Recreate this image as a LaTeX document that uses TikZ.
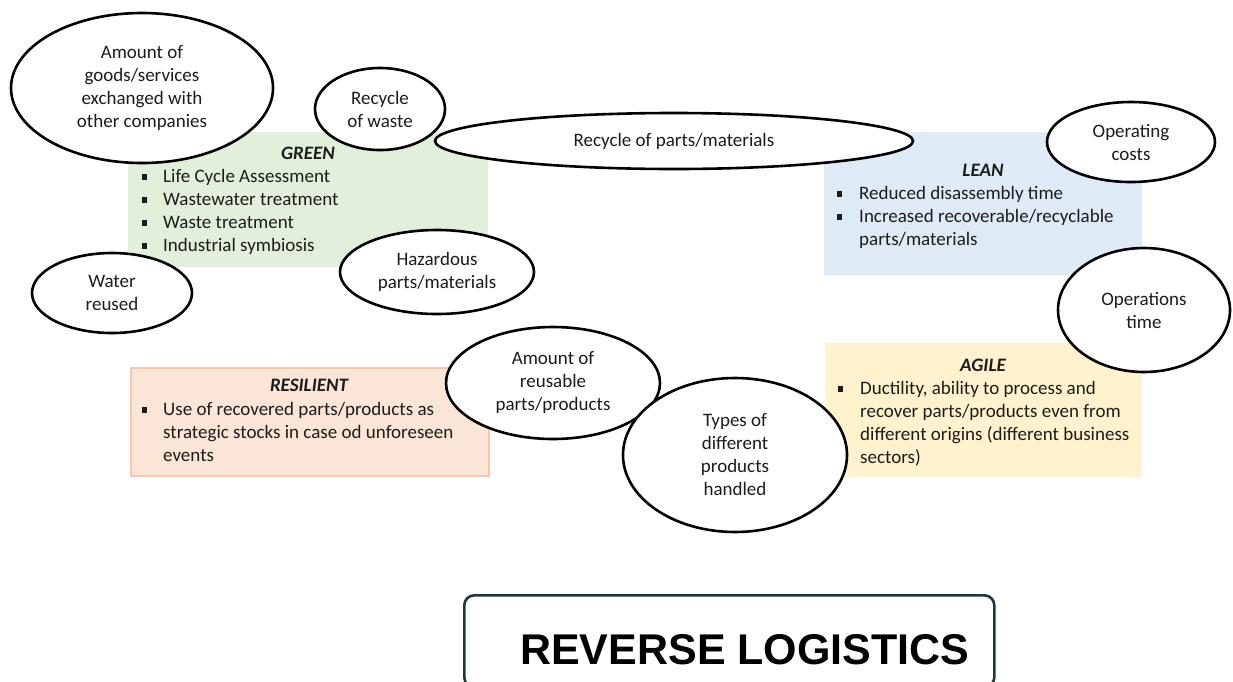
\documentclass[tikz,border=0pt]{standalone}
\usepackage{fontspec}
\setmainfont{Carlito}
\newfontfamily\headfont{Liberation Sans}
\usetikzlibrary{shapes.geometric}

\definecolor{greenfill}{HTML}{E2EFDA}
\definecolor{leanfill}{HTML}{DEEAF6}
\definecolor{agilefill}{HTML}{FFF2CC}
\definecolor{resfill}{HTML}{FBE5D6}
\definecolor{resline}{HTML}{F5C9AA}
\definecolor{frameline}{HTML}{1E3640}
\definecolor{ink}{HTML}{1C1C1C}

\newcommand\bodysize{\fontsize{19pt}{23pt}\selectfont}
\newcommand\sqbullet{\rule[2.4pt]{5pt}{5.5pt}}

\tikzset{
  oval/.style={ellipse, draw=black, line width=2.6pt, fill=white, inner sep=0pt,
    align=center, font=\bodysize, text=ink},
  panel/.style={rectangle, anchor=north west, inner sep=0pt, draw=none},
  panelhead/.style={anchor=base, inner sep=0pt, font=\bodysize\bfseries\itshape, text=ink},
  panelbody/.style={anchor=north west, inner sep=0pt, font=\bodysize, text=ink},
}

\begin{document}
\begin{tikzpicture}[x=1pt, y=-1pt]
\useasboundingbox (0,0) rectangle (1233,681);

% coloured panels
\node[panel, fill=greenfill, minimum width=360pt, minimum height=135pt] (green) at (128,132) {};
\node[panel, fill=leanfill, minimum width=318pt, minimum height=143pt] (lean) at (824,132) {};
\node[panel, fill=agilefill, minimum width=317pt, minimum height=134pt] (agile) at (825,343) {};
\node[panel, fill=resfill, draw=resline, line width=1.6pt, minimum width=358pt, minimum height=108pt] (resilient) at (130,367) {};

% panel headings
\node[panelhead] (greenhead) at (308,159) {GREEN};
\node[panelhead] (leanhead) at (983,176) {LEAN};
\node[panelhead] (agilehead) at (983,371) {AGILE};
\node[panelhead] (reshead) at (309,391) {RESILIENT};

% panel bullet lists
\node[panelbody] (greenbody) at (142,165.9) {\begin{tabular}{@{}p{21pt}@{}l@{}}
\sqbullet & Life Cycle Assessment\\
\sqbullet & Wastewater treatment\\
\sqbullet & Waste treatment\\
\sqbullet & Industrial symbiosis
\end{tabular}};
\node[panelbody] (leanbody) at (837,182.9) {\begin{tabular}{@{}p{22pt}@{}l@{}}
\sqbullet & Reduced disassembly time\\
\sqbullet & Increased recoverable/recyclable\\
 & parts/materials
\end{tabular}};
\node[panelbody] (agilebody) at (838,377.9) {\begin{tabular}{@{}p{22pt}@{}l@{}}
\sqbullet & Ductility, ability to process and\\
 & recover parts/products even from\\
 & different origins (different business\\
 & sectors)
\end{tabular}};
\node[panelbody] (resbody) at (142,398.9) {\begin{tabular}{@{}p{21pt}@{}l@{}}
\sqbullet & Use of recovered parts/products as\\
 & strategic stocks in case od unforeseen\\
 & events
\end{tabular}};

% indicator ovals
\node[oval, minimum width=262pt, minimum height=150pt] (goods) at (142,88)
  {Amount of\\goods/services\\exchanged with\\other companies};
\node[oval, minimum width=130pt, minimum height=82pt] (waste) at (380,109)
  {Recycle\\of waste};
\node[oval, minimum width=478pt, minimum height=56pt] (parts) at (674,141)
  {Recycle of parts/materials};
\node[oval, minimum width=160pt, minimum height=80pt] (water) at (112,293)
  {Water\\reused};
\node[oval, minimum width=194pt, minimum height=84pt] (hazard) at (437,272)
  {Hazardous\\parts/materials};
\node[oval, minimum width=168pt, minimum height=80pt] (opcost) at (1131,142)
  {Operating\\costs};
\node[oval, minimum width=172pt, minimum height=124pt] (optime) at (1144,310)
  {Operations\\time};
\node[oval, minimum width=214pt, minimum height=112pt] (reuse) at (553,383)
  {Amount of\\reusable\\parts/products};
\node[oval, minimum width=224pt, minimum height=154pt] (types) at (735,455)
  {Types of\\different\\products\\handled};

% title frame, running off the lower edge
\begin{scope}
  \clip (0,0) rectangle (1233,681);
  \node[panel, draw=frameline, line width=2.6pt, rounded corners=10pt,
        minimum width=530pt, minimum height=92pt] (frame) at (463,594) {};
\end{scope}
\node[anchor=base west, inner sep=0pt, font=\headfont\bfseries\fontsize{43pt}{50pt}\selectfont]
  (title) at (520,664) {REVERSE LOGISTICS};
\end{tikzpicture}
\end{document}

━━━━━━━━━━━━━━━━━━━━

:: DIRECTIVE ::
Print each line of the material above exactly, with the pictures removed from your copy.

:: EXPECTED ANSWER ::
Recreate this image as a LaTeX document that uses TikZ.
\documentclass[tikz,border=0pt]{standalone}
\usepackage{fontspec}
\setmainfont{Carlito}
\newfontfamily\headfont{Liberation Sans}
\usetikzlibrary{shapes.geometric}

\definecolor{greenfill}{HTML}{E2EFDA}
\definecolor{leanfill}{HTML}{DEEAF6}
\definecolor{agilefill}{HTML}{FFF2CC}
\definecolor{resfill}{HTML}{FBE5D6}
\definecolor{resline}{HTML}{F5C9AA}
\definecolor{frameline}{HTML}{1E3640}
\definecolor{ink}{HTML}{1C1C1C}

\newcommand\bodysize{\fontsize{19pt}{23pt}\selectfont}
\newcommand\sqbullet{\rule[2.4pt]{5pt}{5.5pt}}

\tikzset{
  oval/.style={ellipse, draw=black, line width=2.6pt, fill=white, inner sep=0pt,
    align=center, font=\bodysize, text=ink},
  panel/.style={rectangle, anchor=north west, inner sep=0pt, draw=none},
  panelhead/.style={anchor=base, inner sep=0pt, font=\bodysize\bfseries\itshape, text=ink},
  panelbody/.style={anchor=north west, inner sep=0pt, font=\bodysize, text=ink},
}

\begin{document}
\begin{tikzpicture}[x=1pt, y=-1pt]
\useasboundingbox (0,0) rectangle (1233,681);

% coloured panels
\node[panel, fill=greenfill, minimum width=360pt, minimum height=135pt] (green) at (128,132) {};
\node[panel, fill=leanfill, minimum width=318pt, minimum height=143pt] (lean) at (824,132) {};
\node[panel, fill=agilefill, minimum width=317pt, minimum height=134pt] (agile) at (825,343) {};
\node[panel, fill=resfill, draw=resline, line width=1.6pt, minimum width=358pt, minimum height=108pt] (resilient) at (130,367) {};

% panel headings
\node[panelhead] (greenhead) at (308,159) {GREEN};
\node[panelhead] (leanhead) at (983,176) {LEAN};
\node[panelhead] (agilehead) at (983,371) {AGILE};
\node[panelhead] (reshead) at (309,391) {RESILIENT};

% panel bullet lists
\node[panelbody] (greenbody) at (142,165.9) {\begin{tabular}{@{}p{21pt}@{}l@{}}
\sqbullet & Life Cycle Assessment\\
\sqbullet & Wastewater treatment\\
\sqbullet & Waste treatment\\
\sqbullet & Industrial symbiosis
\end{tabular}};
\node[panelbody] (leanbody) at (837,182.9) {\begin{tabular}{@{}p{22pt}@{}l@{}}
\sqbullet & Reduced disassembly time\\
\sqbullet & Increased recoverable/recyclable\\
 & parts/materials
\end{tabular}};
\node[panelbody] (agilebody) at (838,377.9) {\begin{tabular}{@{}p{22pt}@{}l@{}}
\sqbullet & Ductility, ability to process and\\
 & recover parts/products even from\\
 & different origins (different business\\
 & sectors)
\end{tabular}};
\node[panelbody] (resbody) at (142,398.9) {\begin{tabular}{@{}p{21pt}@{}l@{}}
\sqbullet & Use of recovered parts/products as\\
 & strategic stocks in case od unforeseen\\
 & events
\end{tabular}};

% indicator ovals
\node[oval, minimum width=262pt, minimum height=150pt] (goods) at (142,88)
  {Amount of\\goods/services\\exchanged with\\other companies};
\node[oval, minimum width=130pt, minimum height=82pt] (waste) at (380,109)
  {Recycle\\of waste};
\node[oval, minimum width=478pt, minimum height=56pt] (parts) at (674,141)
  {Recycle of parts/materials};
\node[oval, minimum width=160pt, minimum height=80pt] (water) at (112,293)
  {Water\\reused};
\node[oval, minimum width=194pt, minimum height=84pt] (hazard) at (437,272)
  {Hazardous\\parts/materials};
\node[oval, minimum width=168pt, minimum height=80pt] (opcost) at (1131,142)
  {Operating\\costs};
\node[oval, minimum width=172pt, minimum height=124pt] (optime) at (1144,310)
  {Operations\\time};
\node[oval, minimum width=214pt, minimum height=112pt] (reuse) at (553,383)
  {Amount of\\reusable\\parts/products};
\node[oval, minimum width=224pt, minimum height=154pt] (types) at (735,455)
  {Types of\\different\\products\\handled};

% title frame, running off the lower edge
\begin{scope}
  \clip (0,0) rectangle (1233,681);
  \node[panel, draw=frameline, line width=2.6pt, rounded corners=10pt,
        minimum width=530pt, minimum height=92pt] (frame) at (463,594) {};
\end{scope}
\node[anchor=base west, inner sep=0pt, font=\headfont\bfseries\fontsize{43pt}{50pt}\selectfont]
  (title) at (520,664) {REVERSE LOGISTICS};
\end{tikzpicture}
\end{document}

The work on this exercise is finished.